A practical out-of-the-box solution to slow down COVID-19: Turn up the heat

3 days ago there was published a research that swayed me significantly towards the opinion that COVID-19 is spreading better in cold (but not too cold) climates. I believe that the odds for this are probably over 50%, and if it’s true there is a practical and scalable (although not extremely cheap) way to slow down significantly the spread of the coronavirus.

Research Claims

It seems that all current pandemic epicenter share a very similar temperature and humidity (5-11OC and 47-79% humidity). Consider the following map:

As you can see all the central outbreak locations are lying only along a narrow east west distribution roughly along the 30-50 N” corridor. This shows a correlation between hyper virus spread and specific climate conditions.

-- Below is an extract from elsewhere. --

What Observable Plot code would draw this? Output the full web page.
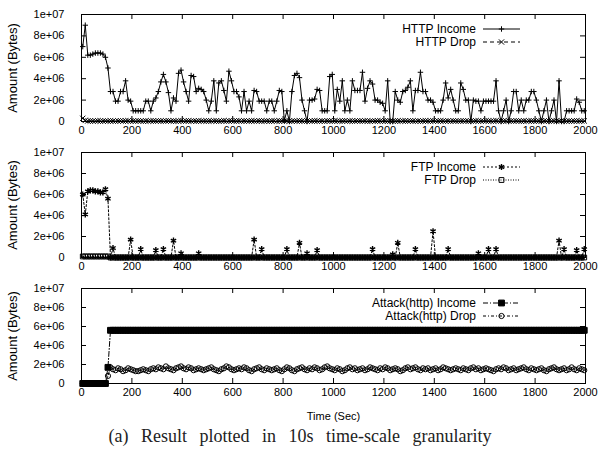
<!DOCTYPE html>
<html><head><meta charset="utf-8">
<script src="https://cdn.jsdelivr.net/npm/d3@7"></script>
<script src="https://cdn.jsdelivr.net/npm/@observablehq/plot@0.6"></script>
<style>
body{margin:0;background:#fff;}
#chart{position:relative;width:600px;height:460px;font-family:"Liberation Sans",Arial,sans-serif;}
#chart svg{display:block;}
#caption{position:absolute;left:0;width:600px;top:426px;text-align:center;font-family:"Liberation Serif","Times New Roman",serif;font-size:18px;line-height:20px;word-spacing:8px;color:#222;}
</style></head><body><div id="chart"><div id="panels"></div><div id="caption">(a) Result plotted in 10s time-scale granularity</div></div>
<script>
// sampling: one value every 10 s, first bin centred at 5 s
const t0 = 5, step = 10;
const xTicks = [0,200,400,600,800,1000,1200,1400,1600,1800,2000];
const yTicks = [0,2,4,6,8,10];               // units of 1e6 bytes
const yTickLabels = ["0","2e+06","4e+06","6e+06","8e+06","1e+07"];

// values in units of 1e6 bytes
const httpIncome = [
7.0,9.0,6.2,6.2,6.3,6.4,6.4,6.4,6.3,6.0,
5.0,2.8,2.8,1.9,1.9,2.8,2.8,3.8,2.0,1.9,
1.0,1.0,1.0,1.0,1.0,1.9,1.9,1.0,1.9,2.2,
2.8,3.7,4.4,3.7,2.7,1.0,2.2,1.9,4.5,4.8,
3.7,2.8,1.9,4.3,4.2,2.8,3.1,3.0,2.8,2.0,
1.0,1.9,3.8,1.0,3.6,3.8,2.9,1.9,4.7,3.8,
2.8,2.8,2.3,1.0,2.8,1.0,1.9,1.0,2.9,2.8,
1.9,1.9,1.9,1.0,1.9,1.9,1.0,1.9,2.9,2.8,
0.1,1.0,0.0,2.8,4.3,4.5,4.1,2.0,1.0,0.0,
2.0,2.0,2.1,3.0,2.9,1.0,1.0,1.0,4.2,4.4,
1.0,3.0,1.9,3.8,1.0,2.0,1.0,3.8,2.9,2.9,
2.9,4.6,1.9,3.1,3.8,3.5,2.0,2.0,1.8,1.7,
1.0,3.8,0.0,0.0,2.8,2.0,1.8,2.8,2.9,3.2,
3.8,1.0,2.9,2.9,4.6,2.8,2.8,2.0,2.0,1.8,
1.0,1.0,1.0,2.0,3.6,2.2,3.0,2.0,1.0,1.0,
3.6,3.0,2.0,2.0,0.0,2.0,1.9,1.9,1.0,1.9,
1.9,1.9,1.9,1.9,3.8,1.0,0.0,1.0,2.0,0.0,
1.0,2.8,2.8,1.0,2.0,1.0,2.0,2.0,2.8,2.8,
2.0,1.0,0.0,1.0,2.0,0.0,1.0,2.0,0.0,3.8,
0.0,0.0,1.0,1.0,1.0,1.0,2.1,1.8,1.0,1.0];
const httpDrop = [
0.3,0.1,0.05,0.05,0.04,0.05,0.06,0.05,0.04,0.05,
0.04,0.06,0.05,0.03,0.05,0.07,0.04,0.05,0.06,0.04,
0.05,0.04,0.06,0.05,0.03,0.05,0.04,0.06,0.05,0.04,
0.06,0.05,0.04,0.05,0.07,0.04,0.05,0.03,0.05,0.06,
0.04,0.05,0.06,0.04,0.05,0.03,0.06,0.05,0.04,0.05,
0.05,0.04,0.06,0.05,0.03,0.05,0.07,0.04,0.05,0.06,
0.04,0.05,0.06,0.04,0.05,0.05,0.04,0.06,0.05,0.04,
0.06,0.05,0.04,0.05,0.03,0.05,0.06,0.04,0.05,0.05,
0.04,0.06,0.05,0.03,0.05,0.04,0.06,0.05,0.04,0.05,
0.05,0.04,0.06,0.05,0.04,0.05,0.03,0.06,0.05,0.04,
0.06,0.05,0.04,0.05,0.07,0.04,0.05,0.05,0.04,0.06,
0.05,0.04,0.06,0.05,0.03,0.05,0.04,0.06,0.05,0.04,
0.04,0.05,0.06,0.04,0.05,0.05,0.04,0.06,0.05,0.04,
0.06,0.05,0.04,0.05,0.03,0.05,0.06,0.04,0.05,0.05,
0.05,0.04,0.06,0.05,0.04,0.05,0.03,0.06,0.05,0.04,
0.04,0.06,0.05,0.03,0.05,0.04,0.06,0.05,0.04,0.05,
0.06,0.05,0.04,0.05,0.07,0.04,0.05,0.05,0.04,0.06,
0.05,0.04,0.06,0.05,0.03,0.05,0.04,0.06,0.05,0.04,
0.04,0.05,0.06,0.04,0.05,0.05,0.04,0.06,0.05,0.04,
0.06,0.05,0.04,0.05,0.03,0.05,0.06,0.04,0.05,0.05];
const ftpIncome = [
6.0,4.1,6.3,6.4,6.4,6.3,6.3,6.2,6.2,6.5,
5.6,0,0.9,0,0,0,0,0,0,1.7,
0,0,0,0.8,0,0,0,0,0,0.7,
0,0,0.8,0,0,0,1.6,0,0,0.4,
0,0,0,0,0,0,0.4,0,0,0,
0,0,0,0,0,0,0,0,0,0,
0,0,0,0,0,0,0,0,1.7,0,
0,0.8,0,0,0,0,0,0,0,0,
0,0.8,0,0,0,0,1.4,0,0,0.4,
0,0,0,0.7,0,0,0,0,0,0,
0,0,0,0,0,0,0,0,0,0,
0,0,0,0,0,0.8,0,0,0,0,
0,0,0,0.3,0,1.4,0,0,0,0,
0,0,0.8,0,0,0,0,0,0,2.5,
0,0,0,0,0,0.8,0,0,0,0,
0,0,0,0,0,0,0,0.4,0,0,
0,0.8,0,0,0.8,0,0,0,0,0,
0,0,0,0,0,0,0,0,0,0,
0,0,0,0,0,0,0,0,0,1.6,
0,0.8,0,0,0,0,0.7,0,0,0.8];
const ftpDrop = [
0.1,0.1,0.1,0.1,0.1,0.1,0.1,0.1,0.1,0.1,
0.1,0,0,0,0,0,0,0,0,0,
0,0,0,0,0,0,0,0,0,0,
0,0,0,0,0,0,0,0,0,0,
0,0,0,0,0,0,0,0,0,0,
0,0,0,0,0,0,0,0,0,0,
0,0,0,0,0,0,0,0,0,0,
0,0,0,0,0,0,0,0,0,0,
0,0,0,0,0,0,0,0,0,0,
0,0,0,0,0,0,0,0,0,0,
0,0,0,0,0,0,0,0,0,0,
0,0,0,0,0,0,0,0,0,0,
0,0,0,0,0,0,0,0,0,0,
0,0,0,0,0,0,0,0,0,0,
0,0,0,0,0,0,0,0,0,0,
0,0,0,0,0,0,0,0,0,0,
0,0,0,0,0,0,0,0,0,0,
0,0,0,0,0,0,0,0,0,0,
0,0,0,0,0,0,0,0,0,0,
0,0,0,0,0,0,0,0,0,0];
const attackIncome = [
0,0,0,0,0,0,0,0,0,0,
1.7,5.6,5.6,5.6,5.6,5.6,5.6,5.6,5.6,5.6,
5.6,5.6,5.6,5.6,5.6,5.6,5.6,5.6,5.6,5.6,
5.6,5.6,5.6,5.6,5.6,5.6,5.6,5.6,5.6,5.6,
5.6,5.6,5.6,5.6,5.6,5.6,5.6,5.6,5.6,5.6,
5.6,5.6,5.6,5.6,5.6,5.6,5.6,5.6,5.6,5.6,
5.6,5.6,5.6,5.6,5.6,5.6,5.6,5.6,5.6,5.6,
5.6,5.6,5.6,5.6,5.6,5.6,5.6,5.6,5.6,5.6,
5.6,5.6,5.6,5.6,5.6,5.6,5.6,5.6,5.6,5.6,
5.6,5.6,5.6,5.6,5.6,5.6,5.6,5.6,5.6,5.6,
5.6,5.6,5.6,5.6,5.6,5.6,5.6,5.6,5.6,5.6,
5.6,5.6,5.6,5.6,5.6,5.6,5.6,5.6,5.6,5.6,
5.6,5.6,5.6,5.6,5.6,5.6,5.6,5.6,5.6,5.6,
5.6,5.6,5.6,5.6,5.6,5.6,5.6,5.6,5.6,5.6,
5.6,5.6,5.6,5.6,5.6,5.6,5.6,5.6,5.6,5.6,
5.6,5.6,5.6,5.6,5.6,5.6,5.6,5.6,5.6,5.6,
5.6,5.6,5.6,5.6,5.6,5.6,5.6,5.6,5.6,5.6,
5.6,5.6,5.6,5.6,5.6,5.6,5.6,5.6,5.6,5.6,
5.6,5.6,5.6,5.6,5.6,5.6,5.6,5.6,5.6,5.6,
5.6,5.6,5.6,5.6,5.6,5.6,5.6,5.6,5.6,5.6];
const attackDrop = [
0,0,0,0,0,0,0,0,0,0,
0.8,1.7,1.5,1.4,1.6,1.5,1.3,1.4,1.6,1.5,
1.4,1.3,1.3,1.4,1.5,1.4,1.3,1.5,1.6,1.5,
1.7,1.6,1.5,1.8,1.6,1.5,1.4,1.6,1.7,1.8,
1.6,1.5,1.7,1.6,1.4,1.5,1.6,1.5,1.4,1.5,
1.6,1.7,1.5,1.4,1.3,1.5,1.6,1.8,1.7,1.5,
1.4,1.5,1.6,1.5,1.7,1.6,1.4,1.3,1.5,1.6,
1.7,1.5,1.4,1.6,1.5,1.4,1.5,1.6,1.4,1.3,
1.5,1.7,1.6,1.4,1.3,1.5,1.6,1.7,1.5,1.4,
1.6,1.5,1.7,1.6,1.4,1.5,1.7,1.8,1.6,1.5,
1.4,1.6,1.5,1.3,1.4,1.6,1.7,1.5,1.6,1.4,
1.5,1.6,1.4,1.5,1.7,1.6,1.5,1.4,1.6,1.5,
1.7,1.6,1.4,1.5,1.6,1.5,1.3,1.4,1.6,1.7,
1.5,1.6,1.7,1.5,1.4,1.6,1.5,1.6,1.4,1.5,
1.6,1.4,1.5,1.7,1.6,1.5,1.4,1.5,1.6,1.5,
1.4,1.6,1.5,1.4,1.6,1.7,1.5,1.6,1.4,1.5,
1.6,1.5,1.4,1.3,1.5,1.6,1.5,1.7,1.6,1.4,
1.5,1.6,1.4,1.5,1.6,1.7,1.5,1.4,1.6,1.5,
1.4,1.5,1.6,1.4,1.3,1.5,1.6,1.7,1.5,1.4,
1.5,1.6,1.4,1.5,1.7,1.5,1.4,1.6,1.5,1.4];

const panelDefs = [
  {height:140, marginTop:14, marginBottom:19, legendY:29, series:[
    {label:"HTTP Income", values:httpIncome, symbol:"plus", r:1.9, sw:1, fill:"none", dash:null},
    {label:"HTTP Drop", values:httpDrop, symbol:"times", r:2.5, sw:1, fill:"none", dash:"4,3"}]},
  {height:136, marginTop:12, marginBottom:19, legendY:27, series:[
    {label:"FTP Income", values:ftpIncome, symbol:"asterisk", r:2.9, sw:1.4, fill:"none", dash:"2,2"},
    {label:"FTP Drop", values:ftpDrop, symbol:"square", r:2.7, sw:1, fill:"none", dash:"1,1.5"}]},
  {height:148, marginTop:12, marginBottom:41, legendY:27, xLabel:"Time (Sec)", series:[
    {label:"Attack(http) Income", values:attackIncome, symbol:"square", r:3.3, sw:1, fill:"black", dash:"5,2,1,2"},
    {label:"Attack(http) Drop", values:attackDrop, symbol:"circle", r:2.6, sw:1, fill:"none", dash:"3,2,1,2"}]}
];

const symMap = {plus:d3.symbolPlus, times:d3.symbolTimes, asterisk:d3.symbolAsterisk, square:d3.symbolSquare, circle:d3.symbolCircle};
const W = 600, mL = 81, mR = 15;
const FONT = "Liberation Sans, Arial, sans-serif";
const rowsOf = vals => vals.map((v, i) => ({t: t0 + i * step, v}));

for (const p of panelDefs) {
  const areaW = W - mL - mR, areaH = p.height - p.marginTop - p.marginBottom;
  const marks = [];
  for (const s of p.series) {
    const data = rowsOf(s.values);
    marks.push(Plot.line(data, {x:"t", y:"v", stroke:"black", strokeWidth:1, strokeDasharray:s.dash}));
    marks.push(Plot.dot(data, {x:"t", y:"v", symbol:s.symbol, r:s.r, stroke:"black", fill:s.fill, strokeWidth:s.sw}));
  }
  marks.push(
    Plot.tickX(xTicks, {x:d=>d, insetTop:areaH-5, stroke:"black"}),
    Plot.tickX(xTicks, {x:d=>d, insetBottom:areaH-5, stroke:"black"}),
    Plot.tickY(yTicks, {y:d=>d, insetRight:areaW-5, stroke:"black"}),
    Plot.tickY(yTicks, {y:d=>d, insetLeft:areaW-5, stroke:"black"}),
    Plot.axisX(xTicks, {tickSize:0, tickPadding:5, tickFormat:d=>String(d), label:p.xLabel ?? null, labelAnchor:"center", labelArrow:"none", labelOffset:36}),
    Plot.axisY(yTicks, {tickSize:0, tickPadding:17, tickFormat:d=>yTickLabels[yTicks.indexOf(d)], label:null}),
    Plot.text(["Amount (Bytes)"], {text:d=>d, frameAnchor:"left", textAnchor:"middle", lineAnchor:"middle", rotate:-90, dx:-69, fontSize:13, fill:"black"}),
    Plot.frame({stroke:"black"})
  );
  const svg = Plot.plot({
    width:W, height:p.height, marginLeft:mL, marginRight:mR, marginTop:p.marginTop, marginBottom:p.marginBottom,
    x:{domain:[0,2000]}, y:{domain:[0,10]},
    style:{fontFamily:FONT, fontSize:"11px", background:"white", color:"black", overflow:"visible"},
    marks
  });
  // legend (gnuplot style, top right inside the frame)
  const g = d3.select(svg).append("g").attr("font-family",FONT).attr("font-size",12);
  p.series.forEach((s, k) => {
    const y = p.legendY + k * 13;
    g.append("text").attr("x",476).attr("y",y).attr("dy","0.35em").attr("text-anchor","end").attr("fill","black").text(s.label);
    g.append("line").attr("x1",483).attr("x2",520).attr("y1",y).attr("y2",y).attr("stroke","black").attr("stroke-dasharray",s.dash);
    g.append("path").attr("transform",`translate(501.5,${y})`).attr("d", d3.symbol(symMap[s.symbol], s.r*s.r*Math.PI)()).attr("fill",s.fill).attr("stroke","black").attr("stroke-width",s.sw);
  });
  document.getElementById("panels").appendChild(svg);
}
</script></body></html>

Why do I believe it’s probably true?

1. The odds that randomly by pure luck all 6 different epicenters will be with similar climates and latitude seem like a too large of coincidence, even if we take into account that the 30-50N″ corridor does seem more populous than the average. There are many very populated places outside this corridor and none of them got hit as hard.

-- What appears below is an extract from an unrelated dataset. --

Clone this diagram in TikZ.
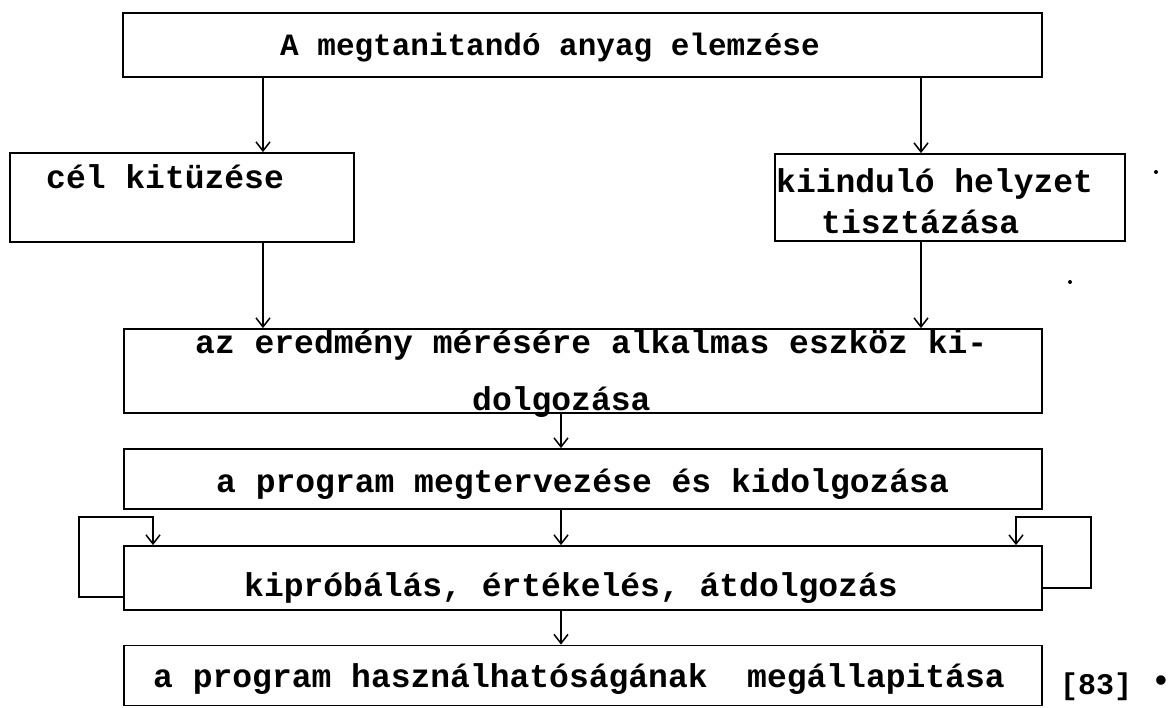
\documentclass[tikz,border=0pt]{standalone}
\usepackage{fontspec}
\newfontfamily\tw{Liberation Mono}
\usetikzlibrary{arrows.meta}
\begin{document}
\begin{tikzpicture}[x=1pt,y=-1pt,
  box/.style={draw,line width=1.8pt,inner sep=0pt},
  lbl/.style={anchor=base west,inner sep=0pt,font=\tw\bfseries\fontsize{33}{40}\selectfont},
  arr/.style={line width=1.5pt,-{Straight Barb[length=9pt,width=14pt,line width=1.5pt]}},
  lnk/.style={line width=1.5pt}]
\useasboundingbox (0,0) rectangle (1172,708);
% boxes
\node[box,minimum width=919pt,minimum height=64pt] (top) at (582.5,45) {};
\node[box,minimum width=344pt,minimum height=89pt] (cel) at (182,197.5) {};
\node[box,minimum width=350pt,minimum height=87pt] (kii) at (950,197.5) {};
\node[box,minimum width=918pt,minimum height=84pt] (mer) at (583,371) {};
\node[box,minimum width=918pt,minimum height=60pt] (prog) at (583,479) {};
\node[box,minimum width=918pt,minimum height=64pt] (kip) at (583,578) {};
\node[box,minimum width=918pt,minimum height=60pt] (hasz) at (583,675.5) {};
% texts
\node[lbl,font=\tw\bfseries\fontsize{31}{38}\selectfont] (ttop) at (280,56) {A megtanitandó anyag elemzése};
\node[lbl] (tcel) at (46,189) {cél kitüzése};
\node[lbl] (tkii1) at (776,193) {kiinduló helyzet};
\node[lbl] (tkii2) at (821,234) {tisztázása};
\node[lbl] (tmer1) at (195,353) {az eredmény mérésére alkalmas eszköz ki-};
\node[lbl] (tmer2) at (472,410) {dolgozása};
\node[lbl] (tprog) at (216,492) {a program megtervezése és kidolgozása};
\node[lbl] (tkip) at (244,596) {kipróbálás, értékelés, átdolgozás};
\node[lbl] (thasz) at (153,687) {a program használhatóságának\ \ megállapitása};
\node[lbl,font=\tw\bfseries\fontsize{30}{36}\selectfont] (tref) at (1060,694) {[83]};
\node[lbl,anchor=center] (tdot) at (1161,684) {•};
% stray dots
\fill (1156,172) circle (2pt);
\fill (1070,282) circle (2pt);
% x positions
\coordinate (xl) at (263,0);
\coordinate (xr) at (921,0);
\coordinate (xm) at (561,0);
\coordinate (xll) at (79,0);
\coordinate (xla) at (153,0);
\coordinate (xrr) at (1091,0);
\coordinate (xra) at (1016,0);
\coordinate (yl) at (0,597);
\coordinate (yr) at (0,588);
\coordinate (yt) at (0,517);
% connectors
\draw[arr] (top.south -| xl) -- (cel.north -| xl);
\draw[arr] (top.south -| xr) -- (kii.north -| xr);
\draw[arr] (cel.south -| xl) -- (mer.north -| xl);
\draw[arr] (kii.south -| xr) -- (mer.north -| xr);
\draw[arr] (mer.south -| xm) -- (prog.north -| xm);
\draw[arr] (prog.south -| xm) -- (kip.north -| xm);
\draw[arr] (kip.south -| xm) -- (hasz.north -| xm);
\draw[arr] (kip.west |- yl) -- (xll |- yl) -- (xll |- yt) -- (xla |- yt) -- (kip.north -| xla);
\draw[arr] (kip.east |- yr) -- (xrr |- yr) -- (xrr |- yt) -- (xra |- yt) -- (kip.north -| xra);
\end{tikzpicture}
\end{document}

2. Iran, Italy, China, South Korea are very different places in terms of the political system and government competence, Intuitively it’s hard to think about a better explaining cause root that caused the virus to be widely spread specifically in these locations.

3. It could also explain why some places that you would expect to be hit hard, like Thailand (which is the top global destination for Chinese tourism) or Taiwan, for now, don’t seem to have it that bad. Both of these countries have a tropical climate. Now granted there could be a higher spread in these countries that is underreported, but if they had it bad as in Italy or Iran it wouldn’t go unnoticed.

Implications

What are the implications if we believe the research?

on the downside: as the weather warms up on the northern hemisphere more places will warm up enough and could provide optimal conditions to COVID-19, the researches list the following cities as potentially dangerous areas for coronavirus spread

On the upside, if this is true there is something we might be able to do to slow down the virus spread, and the solution is simple: Increase temperatures in closed public spaces, or more simply—turn up the heat. If the coronavirus truly doesn’t like heat increasing temperature will kill it faster on surfaces. If we could raise temperatures to hot but still bearable (27C/​80F is a good place) in places like supermarkets, public transportation or clinics—and by this might slow down the spreading by reducing connectivity via killing the virus faster while it’s on surfaces or in the air.

The main downside is that heating up costs money and we don’t know for sure if it will help, A way to know for sure will be to conduct research that tests this assumption directly or even create A/​B tests around the country to see if on average areas with high-temperature public areas get less pandemic growth.

Another option is to heat the places only at night to consume electricity outside the peak working-hours when it’s pretty cheap anyway. The recent drops in Oil and Gas prices could mean it could be a sustainable and worthwhile act of public policy if it truly works.

EDIT: Found another research from 2011 that finds similar findings regarding the first SARS coronavirus (from 2003). It is a different virus strand but they share similarities.